Иро тоже смутилась. Даже слова вымолвить не могла. «Стесняется. Все-таки с тестем будущим встретилась», — подумал Хилиппа.

— Папочка, я возьму самовар? — спросила у Евсеева дочь. — Господа офицеры пожелали пить чай из самовара.

Несколько лет назад у Евсеева жил английский инженер, строивший Мурманскую железную дорогу. Чтобы чувствовать себя на чужбине как дома, он велел в одной из занимаемых им комнат на втором этаже дома поставить настоящий камин. Из-за этого камина капитан Годсон тоже поселился у Евсеева. Он жил в этом доме с того самого дня, когда внезапно оказался в этом городишке. А теперь ему предстояло распроститься с уютной квартирой и уехать на фронт.
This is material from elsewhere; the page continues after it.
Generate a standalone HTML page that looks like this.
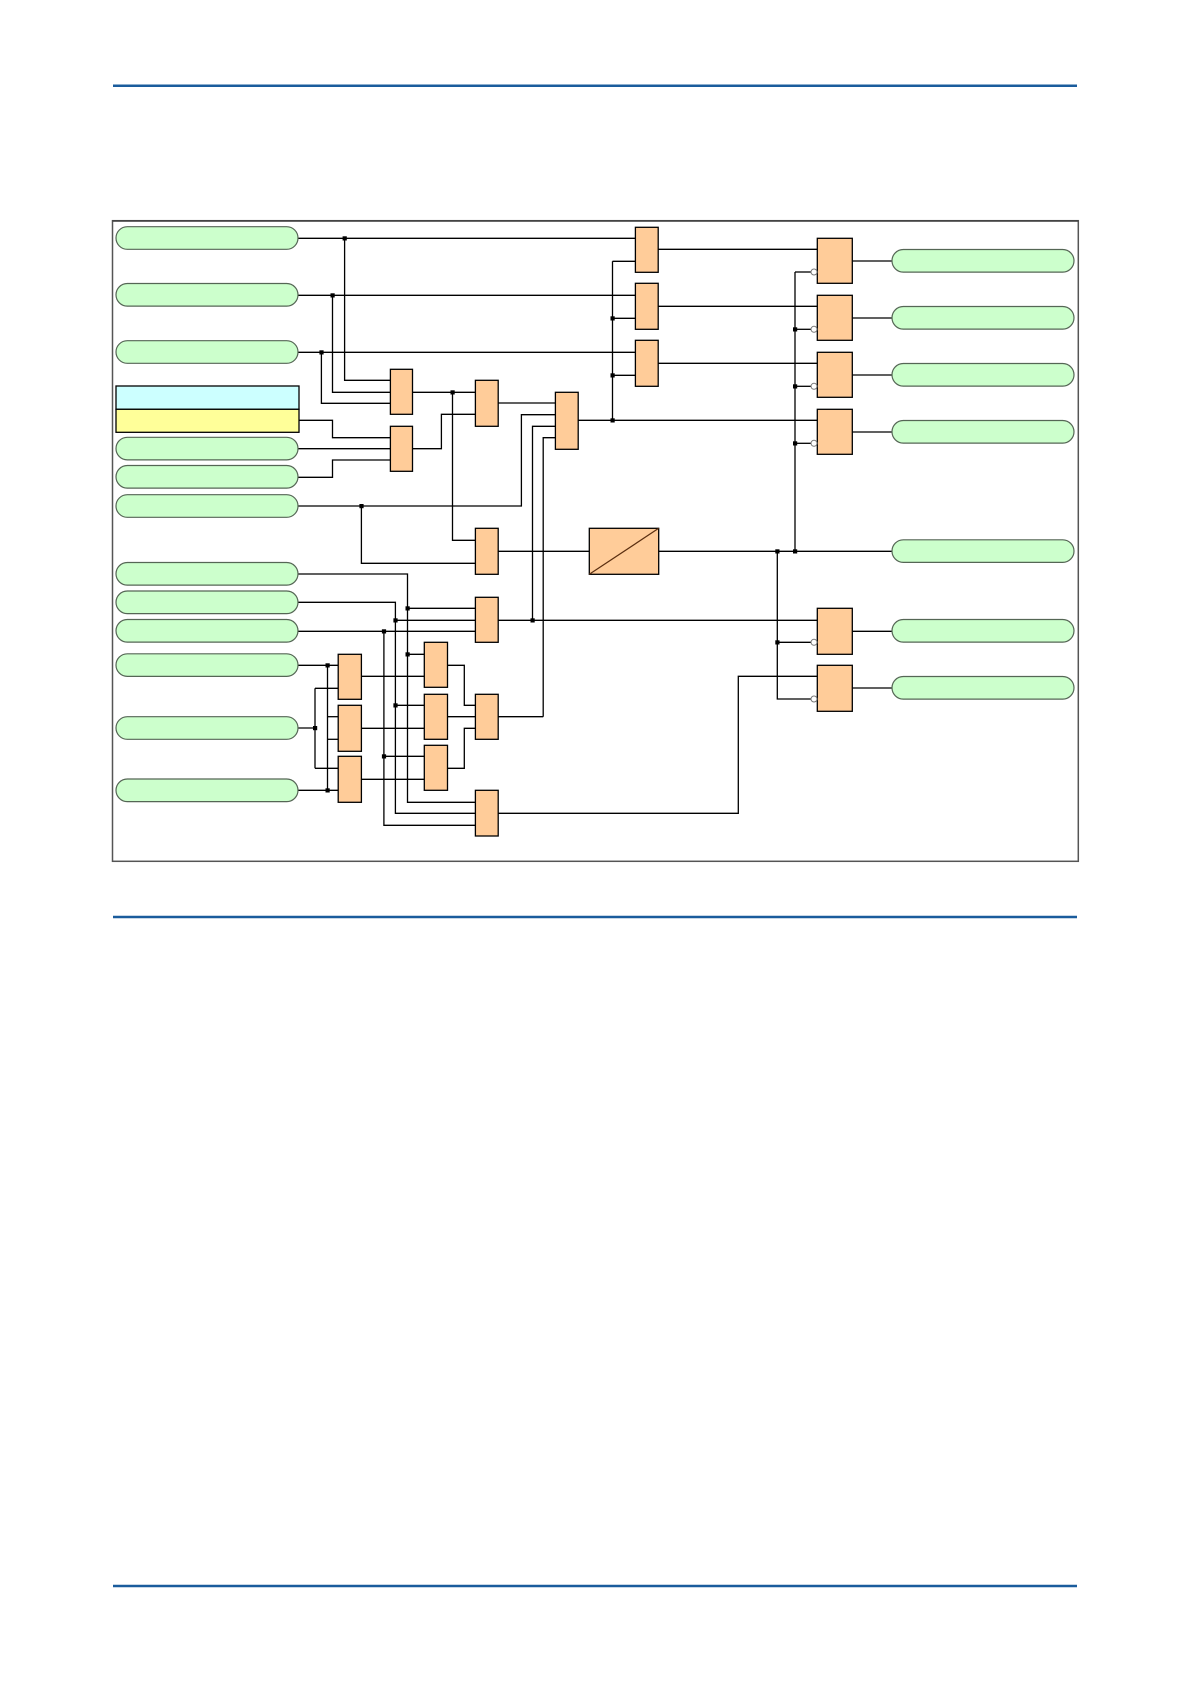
<!DOCTYPE html>
<html><head><meta charset="utf-8"><style>
html,body{margin:0;padding:0;background:#fff;}
svg{display:block;}
</style></head><body>
<svg width="1191" height="1684" viewBox="0 0 1191 1684" xmlns="http://www.w3.org/2000/svg">
<rect width="1191" height="1684" fill="#fff"/>
<g stroke="#1a5c9c" stroke-width="2.5">
<line x1="113" y1="85.7" x2="1077" y2="85.7"/>
<line x1="113" y1="917" x2="1077" y2="917"/>
<line x1="113" y1="1586" x2="1077" y2="1586"/>
</g>
<rect x="112.5" y="220.7" width="965.8" height="640.6" fill="none" stroke="#555" stroke-width="1.5"/>
<rect x="112.5" y="220" width="965.8" height="1.8" fill="#444"/>

<!-- wires -->
<g fill="none" stroke="#000" stroke-width="1.3">
<!-- top inputs -->
<path d="M298 238.3H635.4"/>
<path d="M298 295.3H635.4"/>
<path d="M298 352.3H635.4"/>
<path d="M344.6 238.3V380.3H390.4"/>
<path d="M332.5 295.3V392.3H390.4"/>
<path d="M321.4 352.3V403.3H390.4"/>
<path d="M299 420.3H332.5V437.7H390.4"/>
<path d="M298 448.7H390.4"/>
<path d="M298 477.3H332.5V460H390.4"/>
<path d="M412.5 392.3H475.4"/>
<path d="M452.5 392.3V540.3H475.4"/>
<path d="M412.5 448.7H441.4V414.3H475.4"/>
<path d="M498.2 403H555.4"/>
<path d="M298 506H521.4V414.7H555.4"/>
<path d="M361.4 506V563.3H475.4"/>
<path d="M532.5 620.3V426.3H555.4"/>
<path d="M543.2 716.7V437.7H555.4"/>
<path d="M578.2 420.3H817.3"/>
<path d="M612.5 261.3H635.4"/>
<path d="M612.5 261.3V420.3"/>
<path d="M612.5 318.3H635.4"/>
<path d="M612.5 375.3H635.4"/>
<path d="M658.2 249.3H817.3"/>
<path d="M658.2 306.3H817.3"/>
<path d="M658.2 363.3H817.3"/>
<path d="M795 272H811"/>
<path d="M795 272V551.3"/>
<path d="M795 329.3H811"/>
<path d="M795 386.3H811"/>
<path d="M795 443.3H811"/>
<path d="M852.3 261H892"/>
<path d="M852.3 318H892"/>
<path d="M852.3 375H892"/>
<path d="M852.3 432H892"/>
<path d="M498.2 551.3H589.3"/>
<path d="M658.7 551.3H892"/>
<path d="M777.3 551.3V699H811"/>
<path d="M777.3 642.3H811"/>
<path d="M498.2 620.3H817.3"/>
<path d="M852.3 631.3H892"/>
<path d="M852.3 688H892"/>
<path d="M498.2 813.3H738.3V676.3H817.3"/>
<!-- lower inputs -->
<path d="M298 574H407.5V802.3H475.4"/>
<path d="M298 602.3H395.4V813.3H475.4"/>
<path d="M298 631.3H475.4"/>
<path d="M383.9 631.3V825.3H475.4"/>
<path d="M407.5 608.3H475.4"/>
<path d="M395.4 620.3H475.4"/>
<path d="M298 665.3H338.2"/>
<path d="M298 728H315"/>
<path d="M298 790.3H338.2"/>
<path d="M327.5 665.3V790.3"/>
<path d="M327.5 716.7H338.2"/>
<path d="M327.5 739.3H338.2"/>
<path d="M315 688.3V768.3"/>
<path d="M315 688.3H338.2"/>
<path d="M315 768.3H338.2"/>
<path d="M361.4 676.3H424.3"/>
<path d="M361.4 728.3H424.3"/>
<path d="M361.4 779.3H424.3"/>
<path d="M407.5 654.3H424.3"/>
<path d="M395.4 705.3H424.3"/>
<path d="M383.9 756.3H424.3"/>
<path d="M447.5 665.3H464.3V705.3H475.4"/>
<path d="M447.5 716.7H475.4"/>
<path d="M447.5 768.3H464.3V728.3H475.4"/>
<path d="M498.2 716.7H543.2"/>
</g>

<!-- pills -->
<g fill="#ccffcc" stroke="#556655" stroke-width="1.2">
<rect x="116" y="226.7" width="182" height="22.6" rx="11.3"/>
<rect x="116" y="283.5" width="182" height="22.6" rx="11.3"/>
<rect x="116" y="340.7" width="182" height="22.6" rx="11.3"/>
<rect x="116" y="437.3" width="182" height="22.6" rx="11.3"/>
<rect x="116" y="465.5" width="182" height="22.6" rx="11.3"/>
<rect x="116" y="494.7" width="182" height="22.6" rx="11.3"/>
<rect x="116" y="562.5" width="182" height="22.6" rx="11.3"/>
<rect x="116" y="591" width="182" height="22.6" rx="11.3"/>
<rect x="116" y="619.5" width="182" height="22.6" rx="11.3"/>
<rect x="116" y="653.8" width="182" height="22.6" rx="11.3"/>
<rect x="116" y="716.7" width="182" height="22.6" rx="11.3"/>
<rect x="116" y="779" width="182" height="22.6" rx="11.3"/>
<rect x="892" y="249.5" width="182" height="22.6" rx="11.3"/>
<rect x="892" y="306.5" width="182" height="22.6" rx="11.3"/>
<rect x="892" y="363.5" width="182" height="22.6" rx="11.3"/>
<rect x="892" y="420.5" width="182" height="22.6" rx="11.3"/>
<rect x="892" y="539.8" width="182" height="22.6" rx="11.3"/>
<rect x="892" y="619.5" width="182" height="22.6" rx="11.3"/>
<rect x="892" y="676.5" width="182" height="22.6" rx="11.3"/>
</g>
<rect x="116" y="386" width="183" height="23.3" fill="#ccffff" stroke="#000" stroke-width="1.3"/>
<rect x="116" y="409.3" width="183" height="23" fill="#ffff99" stroke="#000" stroke-width="1.3"/>

<!-- gates -->
<g fill="#ffcc99" stroke="#000" stroke-width="1.3">
<rect x="390.4" y="369.3" width="22.1" height="45"/>
<rect x="390.4" y="426.3" width="22.1" height="45"/>
<rect x="475.4" y="380.3" width="22.8" height="46"/>
<rect x="555.4" y="392.3" width="22.8" height="57"/>
<rect x="635.4" y="227.3" width="22.8" height="45"/>
<rect x="635.4" y="283.3" width="22.8" height="46"/>
<rect x="635.4" y="340.3" width="22.8" height="46"/>
<rect x="817.3" y="238.3" width="35" height="45"/>
<rect x="817.3" y="295.3" width="35" height="45"/>
<rect x="817.3" y="352.3" width="35" height="45"/>
<rect x="817.3" y="409.3" width="35" height="45"/>
<rect x="817.3" y="608.3" width="35" height="46"/>
<rect x="817.3" y="665.3" width="35" height="46"/>
<rect x="475.4" y="528.3" width="22.8" height="46"/>
<rect x="589.3" y="528.3" width="69.4" height="46"/>
<rect x="475.4" y="597.3" width="22.8" height="45"/>
<rect x="338.2" y="654.3" width="23.2" height="45"/>
<rect x="338.2" y="705.3" width="23.2" height="46"/>
<rect x="338.2" y="756.3" width="23.2" height="46"/>
<rect x="424.3" y="642.3" width="23.2" height="45"/>
<rect x="424.3" y="694.3" width="23.2" height="45"/>
<rect x="424.3" y="745.3" width="23.2" height="45"/>
<rect x="475.4" y="694.3" width="22.8" height="45"/>
<rect x="475.4" y="790.3" width="22.8" height="45.7"/>
</g>
<line x1="589.3" y1="574.3" x2="658.7" y2="528.3" stroke="#5a2e10" stroke-width="1.2"/>

<!-- inversion bubbles -->
<g fill="#fff" stroke="#777" stroke-width="1">
<circle cx="814" cy="272" r="3"/>
<circle cx="814" cy="329.3" r="3"/>
<circle cx="814" cy="386.3" r="3"/>
<circle cx="814" cy="443.3" r="3"/>
<circle cx="814" cy="642.3" r="3"/>
<circle cx="814" cy="699" r="3"/>
</g>

<!-- junctions -->
<g fill="#000">
<rect x="342.6" y="236.3" width="4.2" height="4.2"/>
<rect x="330.5" y="293.3" width="4.2" height="4.2"/>
<rect x="319.4" y="350.3" width="4.2" height="4.2"/>
<rect x="450.5" y="390.3" width="4.2" height="4.2"/>
<rect x="359.4" y="504" width="4.2" height="4.2"/>
<rect x="610.5" y="316.3" width="4.2" height="4.2"/>
<rect x="610.5" y="373.3" width="4.2" height="4.2"/>
<rect x="610.5" y="418.3" width="4.2" height="4.2"/>
<rect x="793" y="327.3" width="4.2" height="4.2"/>
<rect x="793" y="384.3" width="4.2" height="4.2"/>
<rect x="793" y="441.3" width="4.2" height="4.2"/>
<rect x="793" y="549.3" width="4.2" height="4.2"/>
<rect x="775.3" y="549.3" width="4.2" height="4.2"/>
<rect x="775.3" y="640.3" width="4.2" height="4.2"/>
<rect x="530.5" y="618.3" width="4.2" height="4.2"/>
<rect x="405.5" y="606.3" width="4.2" height="4.2"/>
<rect x="393.4" y="618.3" width="4.2" height="4.2"/>
<rect x="381.9" y="629.3" width="4.2" height="4.2"/>
<rect x="405.5" y="652.3" width="4.2" height="4.2"/>
<rect x="393.4" y="703.3" width="4.2" height="4.2"/>
<rect x="381.9" y="754.3" width="4.2" height="4.2"/>
<rect x="325.5" y="663.3" width="4.2" height="4.2"/>
<rect x="313" y="726" width="4.2" height="4.2"/>
<rect x="325.5" y="788.3" width="4.2" height="4.2"/>
</g>
</svg>
</body></html>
Он решил отметить свой отъезд и пригласил на прощальный ужин своего начальника полковника Пронсона, старого школьного товарища лесозаводчика Антона Стюарта и своего нового знакомого коменданта Кеми барона Тизенхаузена. На столе под зеленым абажуром горела лампа, и при свете ее хорошо были видны две стрелы, нанесенные цветным карандашом на разостланной на столе карте. Одна из этих стрел проходила через Повенец, нацеливаясь на Медвежью Гору, а другая упиралась острием в Сегежу. Достаточно было взглянуть на карту, чтобы понять, о чем шел разговор.